_Exercise requirements_
Write out the material again word for word, dropping any images it holds.

────────────────

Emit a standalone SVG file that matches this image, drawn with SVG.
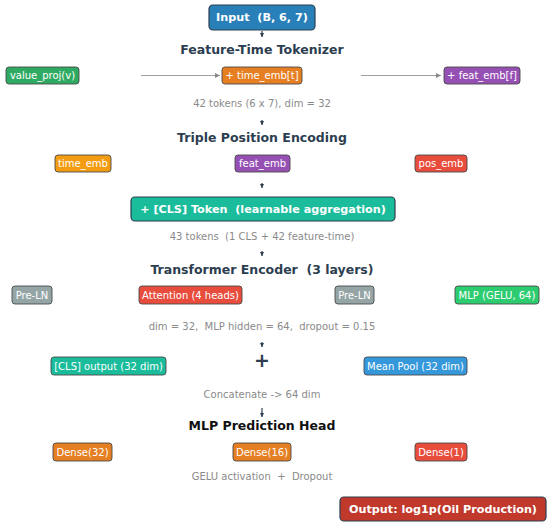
<svg xmlns="http://www.w3.org/2000/svg" width="550" height="525" viewBox="0 0 550 525">
<defs>
<style>
text{font-family:"DejaVu Sans","Liberation Sans",sans-serif;white-space:pre;}
.big{stroke:#2c3e50;stroke-width:1.2;}
.box{stroke:#4a4a4a;stroke-width:0.9;}
.bt{font-size:11.2px;font-weight:bold;fill:#fff;text-anchor:middle;dominant-baseline:central;}
.lt{font-size:10px;fill:#fff;text-anchor:middle;dominant-baseline:central;}
.ttl{font-size:12.5px;font-weight:bold;fill:#2c3e50;text-anchor:middle;dominant-baseline:central;}
.sub{font-size:10px;fill:#8a8a8a;text-anchor:middle;dominant-baseline:central;}
.dn{stroke:#2c3e50;stroke-width:1.2;fill:none;}
.hz{stroke:#a0a0a0;stroke-width:1.2;fill:none;}
</style>
<marker id="ah" viewBox="0 0 10 10" refX="10" refY="5" markerWidth="4" markerHeight="4" orient="auto" markerUnits="userSpaceOnUse"><path d="M0,0 L10,5 L0,10 z" fill="#2c3e50"/></marker>
<marker id="ahg" viewBox="0 0 10 10" refX="10" refY="5" markerWidth="5" markerHeight="5" orient="auto" markerUnits="userSpaceOnUse"><path d="M0,0 L10,5 L0,10 z" fill="#888"/></marker>
</defs>
<rect width="550" height="525" fill="#fff"/>

<g id="connectors">
<path class="dn" d="M262,31 V37" marker-end="url(#ah)"/>
<path class="hz" d="M141,75.5 H220" marker-end="url(#ahg)"/>
<path class="hz" d="M361,75.5 H441" marker-end="url(#ahg)"/>
<path class="dn" d="M262,120 V125" marker-end="url(#ah)"/>
<path class="dn" d="M262,183 V188" marker-end="url(#ah)"/>
<path class="dn" d="M262,251 V256" marker-end="url(#ah)"/>
<path class="dn" d="M262,342 V347" marker-end="url(#ah)"/>
<path class="dn" d="M262,408 V417" marker-end="url(#ah)"/>
</g>

<g id="input"><rect class="big" x="209" y="5" width="106" height="25" rx="4" fill="#2980b9"/><text class="bt" x="262" y="17.5">Input  (B, 6, 7)</text></g>
<g id="title-tokenizer"><text class="ttl" x="262" y="49">Feature-Time Tokenizer</text></g>

<g id="value-proj"><rect class="box" x="6" y="67" width="73" height="17" rx="3" fill="#2faa62"/><text class="lt" x="42.5" y="75.5">value_proj(v)</text></g>
<g id="time-emb-t"><rect class="box" x="222" y="67" width="80" height="17" rx="3" fill="#e67e22"/><text class="lt" x="262" y="75.5">+ time_emb[t]</text></g>
<g id="feat-emb-f"><rect class="box" x="444" y="67" width="76" height="17" rx="3" fill="#9650b4"/><text class="lt" x="482" y="75.5">+ feat_emb[f]</text></g>
<g id="sub-tokens"><text class="sub" x="262" y="103">42 tokens (6 x 7), dim = 32</text></g>

<g id="title-pos"><text class="ttl" x="262" y="137">Triple Position Encoding</text></g>
<g id="time-emb"><rect class="box" x="55" y="155" width="56" height="17" rx="3" fill="#f39c12"/><text class="lt" x="83" y="163.5">time_emb</text></g>
<g id="feat-emb"><rect class="box" x="235" y="155" width="55" height="17" rx="3" fill="#9650b4"/><text class="lt" x="262.5" y="163.5">feat_emb</text></g>
<g id="pos-emb"><rect class="box" x="415" y="155" width="52" height="17" rx="3" fill="#e74c3c"/><text class="lt" x="441" y="163.5">pos_emb</text></g>

<g id="cls-token"><rect class="big" x="131" y="197" width="264" height="24" rx="4" fill="#1abc9c"/><text class="bt" x="263" y="209">+ [CLS] Token  (learnable aggregation)</text></g>
<g id="sub-cls"><text class="sub" x="262" y="236">43 tokens  (1 CLS + 42 feature-time)</text></g>

<g id="title-encoder"><text class="ttl" x="262" y="269">Transformer Encoder  (3 layers)</text></g>
<g id="preln-1"><rect class="box" x="12" y="286" width="40" height="18" rx="3" fill="#95a5a6"/><text class="lt" x="32" y="295">Pre-LN</text></g>
<g id="attention"><rect class="box" x="139" y="286" width="103" height="18" rx="3" fill="#e74c3c"/><text class="lt" x="190.5" y="295">Attention (4 heads)</text></g>
<g id="preln-2"><rect class="box" x="335" y="286" width="39" height="18" rx="3" fill="#95a5a6"/><text class="lt" x="354.5" y="295">Pre-LN</text></g>
<g id="mlp-block"><rect class="box" x="455" y="286" width="84" height="18" rx="3" fill="#2ecc71"/><text class="lt" x="497" y="295">MLP (GELU, 64)</text></g>
<g id="sub-encoder"><text class="sub" x="262" y="326">dim = 32,  MLP hidden = 64,  dropout = 0.15</text></g>

<g id="plus"><text x="262" y="360" font-size="19" font-weight="bold" fill="#2c3e50" text-anchor="middle" dominant-baseline="central">+</text></g>
<g id="cls-output"><rect class="box" x="51" y="357" width="115" height="18" rx="3" fill="#1abc9c"/><text class="lt" x="108.5" y="366">[CLS] output (32 dim)</text></g>
<g id="mean-pool"><rect class="box" x="364" y="357" width="103" height="18" rx="3" fill="#3498db"/><text class="lt" x="415.5" y="366">Mean Pool (32 dim)</text></g>
<g id="sub-concat"><text class="sub" x="262" y="394">Concatenate -&gt; 64 dim</text></g>

<g id="title-head"><text class="ttl" x="262" y="425" style="fill:#111">MLP Prediction Head</text></g>
<g id="dense32"><rect class="box" x="53" y="443" width="59" height="18" rx="3" fill="#e67e22"/><text class="lt" x="82.5" y="452">Dense(32)</text></g>
<g id="dense16"><rect class="box" x="233" y="443" width="58" height="18" rx="3" fill="#e67e22"/><text class="lt" x="262" y="452">Dense(16)</text></g>
<g id="dense1"><rect class="box" x="415" y="443" width="52" height="18" rx="3" fill="#e74c3c"/><text class="lt" x="441" y="452">Dense(1)</text></g>
<g id="sub-head"><text class="sub" x="262" y="476">GELU activation  +  Dropout</text></g>

<g id="output"><rect class="big" x="340" y="497" width="206" height="24" rx="4" fill="#c0392b"/><text class="bt" x="443" y="509">Output: log1p(Oil Production)</text></g>
</svg>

────────────────

_Worked answer_
Emit a standalone SVG file that matches this image, drawn with SVG.
<svg xmlns="http://www.w3.org/2000/svg" width="550" height="525" viewBox="0 0 550 525">
<defs>
<style>
text{font-family:"DejaVu Sans","Liberation Sans",sans-serif;white-space:pre;}
.big{stroke:#2c3e50;stroke-width:1.2;}
.box{stroke:#4a4a4a;stroke-width:0.9;}
.bt{font-size:11.2px;font-weight:bold;fill:#fff;text-anchor:middle;dominant-baseline:central;}
.lt{font-size:10px;fill:#fff;text-anchor:middle;dominant-baseline:central;}
.ttl{font-size:12.5px;font-weight:bold;fill:#2c3e50;text-anchor:middle;dominant-baseline:central;}
.sub{font-size:10px;fill:#8a8a8a;text-anchor:middle;dominant-baseline:central;}
.dn{stroke:#2c3e50;stroke-width:1.2;fill:none;}
.hz{stroke:#a0a0a0;stroke-width:1.2;fill:none;}
</style>
<marker id="ah" viewBox="0 0 10 10" refX="10" refY="5" markerWidth="4" markerHeight="4" orient="auto" markerUnits="userSpaceOnUse"><path d="M0,0 L10,5 L0,10 z" fill="#2c3e50"/></marker>
<marker id="ahg" viewBox="0 0 10 10" refX="10" refY="5" markerWidth="5" markerHeight="5" orient="auto" markerUnits="userSpaceOnUse"><path d="M0,0 L10,5 L0,10 z" fill="#888"/></marker>
</defs>
<rect width="550" height="525" fill="#fff"/>

<g id="connectors">
<path class="dn" d="M262,31 V37" marker-end="url(#ah)"/>
<path class="hz" d="M141,75.5 H220" marker-end="url(#ahg)"/>
<path class="hz" d="M361,75.5 H441" marker-end="url(#ahg)"/>
<path class="dn" d="M262,120 V125" marker-end="url(#ah)"/>
<path class="dn" d="M262,183 V188" marker-end="url(#ah)"/>
<path class="dn" d="M262,251 V256" marker-end="url(#ah)"/>
<path class="dn" d="M262,342 V347" marker-end="url(#ah)"/>
<path class="dn" d="M262,408 V417" marker-end="url(#ah)"/>
</g>

<g id="input"><rect class="big" x="209" y="5" width="106" height="25" rx="4" fill="#2980b9"/><text class="bt" x="262" y="17.5">Input  (B, 6, 7)</text></g>
<g id="title-tokenizer"><text class="ttl" x="262" y="49">Feature-Time Tokenizer</text></g>

<g id="value-proj"><rect class="box" x="6" y="67" width="73" height="17" rx="3" fill="#2faa62"/><text class="lt" x="42.5" y="75.5">value_proj(v)</text></g>
<g id="time-emb-t"><rect class="box" x="222" y="67" width="80" height="17" rx="3" fill="#e67e22"/><text class="lt" x="262" y="75.5">+ time_emb[t]</text></g>
<g id="feat-emb-f"><rect class="box" x="444" y="67" width="76" height="17" rx="3" fill="#9650b4"/><text class="lt" x="482" y="75.5">+ feat_emb[f]</text></g>
<g id="sub-tokens"><text class="sub" x="262" y="103">42 tokens (6 x 7), dim = 32</text></g>

<g id="title-pos"><text class="ttl" x="262" y="137">Triple Position Encoding</text></g>
<g id="time-emb"><rect class="box" x="55" y="155" width="56" height="17" rx="3" fill="#f39c12"/><text class="lt" x="83" y="163.5">time_emb</text></g>
<g id="feat-emb"><rect class="box" x="235" y="155" width="55" height="17" rx="3" fill="#9650b4"/><text class="lt" x="262.5" y="163.5">feat_emb</text></g>
<g id="pos-emb"><rect class="box" x="415" y="155" width="52" height="17" rx="3" fill="#e74c3c"/><text class="lt" x="441" y="163.5">pos_emb</text></g>

<g id="cls-token"><rect class="big" x="131" y="197" width="264" height="24" rx="4" fill="#1abc9c"/><text class="bt" x="263" y="209">+ [CLS] Token  (learnable aggregation)</text></g>
<g id="sub-cls"><text class="sub" x="262" y="236">43 tokens  (1 CLS + 42 feature-time)</text></g>

<g id="title-encoder"><text class="ttl" x="262" y="269">Transformer Encoder  (3 layers)</text></g>
<g id="preln-1"><rect class="box" x="12" y="286" width="40" height="18" rx="3" fill="#95a5a6"/><text class="lt" x="32" y="295">Pre-LN</text></g>
<g id="attention"><rect class="box" x="139" y="286" width="103" height="18" rx="3" fill="#e74c3c"/><text class="lt" x="190.5" y="295">Attention (4 heads)</text></g>
<g id="preln-2"><rect class="box" x="335" y="286" width="39" height="18" rx="3" fill="#95a5a6"/><text class="lt" x="354.5" y="295">Pre-LN</text></g>
<g id="mlp-block"><rect class="box" x="455" y="286" width="84" height="18" rx="3" fill="#2ecc71"/><text class="lt" x="497" y="295">MLP (GELU, 64)</text></g>
<g id="sub-encoder"><text class="sub" x="262" y="326">dim = 32,  MLP hidden = 64,  dropout = 0.15</text></g>

<g id="plus"><text x="262" y="360" font-size="19" font-weight="bold" fill="#2c3e50" text-anchor="middle" dominant-baseline="central">+</text></g>
<g id="cls-output"><rect class="box" x="51" y="357" width="115" height="18" rx="3" fill="#1abc9c"/><text class="lt" x="108.5" y="366">[CLS] output (32 dim)</text></g>
<g id="mean-pool"><rect class="box" x="364" y="357" width="103" height="18" rx="3" fill="#3498db"/><text class="lt" x="415.5" y="366">Mean Pool (32 dim)</text></g>
<g id="sub-concat"><text class="sub" x="262" y="394">Concatenate -&gt; 64 dim</text></g>

<g id="title-head"><text class="ttl" x="262" y="425" style="fill:#111">MLP Prediction Head</text></g>
<g id="dense32"><rect class="box" x="53" y="443" width="59" height="18" rx="3" fill="#e67e22"/><text class="lt" x="82.5" y="452">Dense(32)</text></g>
<g id="dense16"><rect class="box" x="233" y="443" width="58" height="18" rx="3" fill="#e67e22"/><text class="lt" x="262" y="452">Dense(16)</text></g>
<g id="dense1"><rect class="box" x="415" y="443" width="52" height="18" rx="3" fill="#e74c3c"/><text class="lt" x="441" y="452">Dense(1)</text></g>
<g id="sub-head"><text class="sub" x="262" y="476">GELU activation  +  Dropout</text></g>

<g id="output"><rect class="big" x="340" y="497" width="206" height="24" rx="4" fill="#c0392b"/><text class="bt" x="443" y="509">Output: log1p(Oil Production)</text></g>
</svg>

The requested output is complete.